▸ **Problem**
Images excluded, repeat each entry below exactly.

▸ **Data provided**
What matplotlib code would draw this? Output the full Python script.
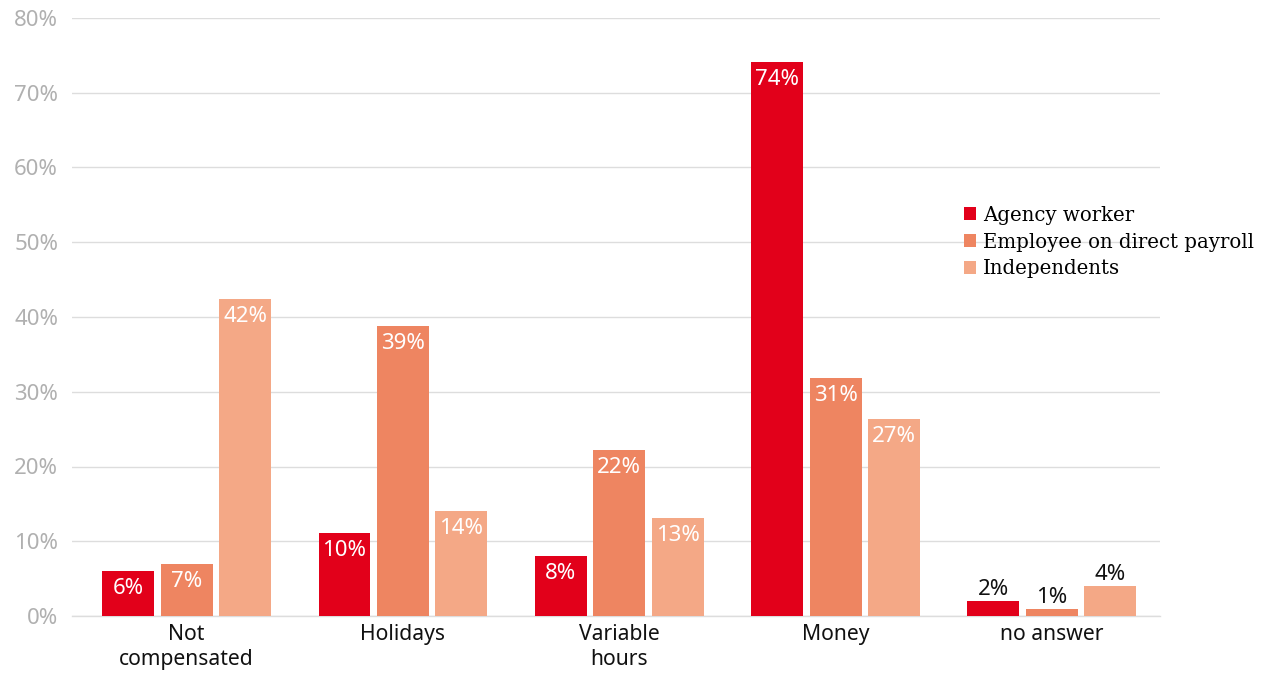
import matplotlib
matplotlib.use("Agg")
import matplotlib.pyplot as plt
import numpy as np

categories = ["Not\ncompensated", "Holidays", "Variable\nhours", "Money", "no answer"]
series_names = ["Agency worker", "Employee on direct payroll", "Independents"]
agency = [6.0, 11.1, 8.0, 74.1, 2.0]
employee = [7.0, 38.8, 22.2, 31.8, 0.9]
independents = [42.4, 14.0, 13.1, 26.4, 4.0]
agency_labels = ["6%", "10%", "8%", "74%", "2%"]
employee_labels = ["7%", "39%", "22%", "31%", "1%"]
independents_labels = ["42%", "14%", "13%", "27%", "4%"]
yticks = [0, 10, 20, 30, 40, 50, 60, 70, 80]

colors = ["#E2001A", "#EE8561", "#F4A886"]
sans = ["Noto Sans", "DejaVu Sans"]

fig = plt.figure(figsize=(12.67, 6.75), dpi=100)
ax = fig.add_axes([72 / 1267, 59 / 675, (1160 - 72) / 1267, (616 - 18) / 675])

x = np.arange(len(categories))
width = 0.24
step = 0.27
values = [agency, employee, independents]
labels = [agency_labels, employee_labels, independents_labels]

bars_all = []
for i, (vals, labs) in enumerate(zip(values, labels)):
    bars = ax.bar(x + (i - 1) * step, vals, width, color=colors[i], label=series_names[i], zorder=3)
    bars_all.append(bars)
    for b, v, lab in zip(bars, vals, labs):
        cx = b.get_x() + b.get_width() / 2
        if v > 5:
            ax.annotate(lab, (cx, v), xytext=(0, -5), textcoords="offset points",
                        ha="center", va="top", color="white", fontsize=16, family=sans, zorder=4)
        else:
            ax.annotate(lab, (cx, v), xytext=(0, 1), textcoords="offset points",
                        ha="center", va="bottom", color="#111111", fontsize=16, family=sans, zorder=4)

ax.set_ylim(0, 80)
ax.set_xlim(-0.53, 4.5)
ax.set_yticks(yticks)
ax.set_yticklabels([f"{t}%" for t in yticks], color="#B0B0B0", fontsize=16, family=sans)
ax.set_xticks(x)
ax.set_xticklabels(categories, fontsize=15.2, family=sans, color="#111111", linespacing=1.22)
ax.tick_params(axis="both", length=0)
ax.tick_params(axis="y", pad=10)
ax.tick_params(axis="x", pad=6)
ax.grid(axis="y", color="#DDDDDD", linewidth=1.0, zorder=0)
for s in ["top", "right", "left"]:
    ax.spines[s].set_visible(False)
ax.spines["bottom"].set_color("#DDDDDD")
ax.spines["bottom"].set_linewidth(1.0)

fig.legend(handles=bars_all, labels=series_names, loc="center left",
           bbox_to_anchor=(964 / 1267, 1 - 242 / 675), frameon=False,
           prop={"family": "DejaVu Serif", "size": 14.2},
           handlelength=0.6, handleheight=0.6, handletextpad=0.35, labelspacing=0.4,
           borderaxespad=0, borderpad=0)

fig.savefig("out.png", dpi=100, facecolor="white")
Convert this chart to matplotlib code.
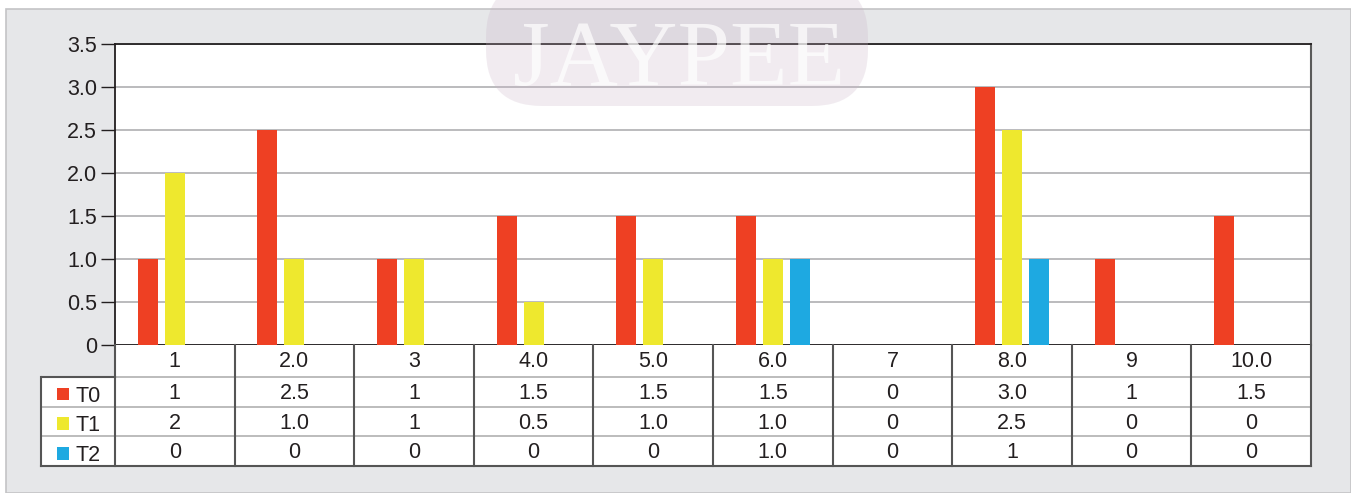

▸ **Result of the exercise**
What matplotlib code would draw this? Output the full Python script.
import matplotlib
matplotlib.use("Agg")
import matplotlib.pyplot as plt
import numpy as np

categories = ["Not\ncompensated", "Holidays", "Variable\nhours", "Money", "no answer"]
series_names = ["Agency worker", "Employee on direct payroll", "Independents"]
agency = [6.0, 11.1, 8.0, 74.1, 2.0]
employee = [7.0, 38.8, 22.2, 31.8, 0.9]
independents = [42.4, 14.0, 13.1, 26.4, 4.0]
agency_labels = ["6%", "10%", "8%", "74%", "2%"]
employee_labels = ["7%", "39%", "22%", "31%", "1%"]
independents_labels = ["42%", "14%", "13%", "27%", "4%"]
yticks = [0, 10, 20, 30, 40, 50, 60, 70, 80]

colors = ["#E2001A", "#EE8561", "#F4A886"]
sans = ["Noto Sans", "DejaVu Sans"]

fig = plt.figure(figsize=(12.67, 6.75), dpi=100)
ax = fig.add_axes([72 / 1267, 59 / 675, (1160 - 72) / 1267, (616 - 18) / 675])

x = np.arange(len(categories))
width = 0.24
step = 0.27
values = [agency, employee, independents]
labels = [agency_labels, employee_labels, independents_labels]

bars_all = []
for i, (vals, labs) in enumerate(zip(values, labels)):
    bars = ax.bar(x + (i - 1) * step, vals, width, color=colors[i], label=series_names[i], zorder=3)
    bars_all.append(bars)
    for b, v, lab in zip(bars, vals, labs):
        cx = b.get_x() + b.get_width() / 2
        if v > 5:
            ax.annotate(lab, (cx, v), xytext=(0, -5), textcoords="offset points",
                        ha="center", va="top", color="white", fontsize=16, family=sans, zorder=4)
        else:
            ax.annotate(lab, (cx, v), xytext=(0, 1), textcoords="offset points",
                        ha="center", va="bottom", color="#111111", fontsize=16, family=sans, zorder=4)

ax.set_ylim(0, 80)
ax.set_xlim(-0.53, 4.5)
ax.set_yticks(yticks)
ax.set_yticklabels([f"{t}%" for t in yticks], color="#B0B0B0", fontsize=16, family=sans)
ax.set_xticks(x)
ax.set_xticklabels(categories, fontsize=15.2, family=sans, color="#111111", linespacing=1.22)
ax.tick_params(axis="both", length=0)
ax.tick_params(axis="y", pad=10)
ax.tick_params(axis="x", pad=6)
ax.grid(axis="y", color="#DDDDDD", linewidth=1.0, zorder=0)
for s in ["top", "right", "left"]:
    ax.spines[s].set_visible(False)
ax.spines["bottom"].set_color("#DDDDDD")
ax.spines["bottom"].set_linewidth(1.0)

fig.legend(handles=bars_all, labels=series_names, loc="center left",
           bbox_to_anchor=(964 / 1267, 1 - 242 / 675), frameon=False,
           prop={"family": "DejaVu Serif", "size": 14.2},
           handlelength=0.6, handleheight=0.6, handletextpad=0.35, labelspacing=0.4,
           borderaxespad=0, borderpad=0)

fig.savefig("out.png", dpi=100, facecolor="white")
Convert this chart to matplotlib code.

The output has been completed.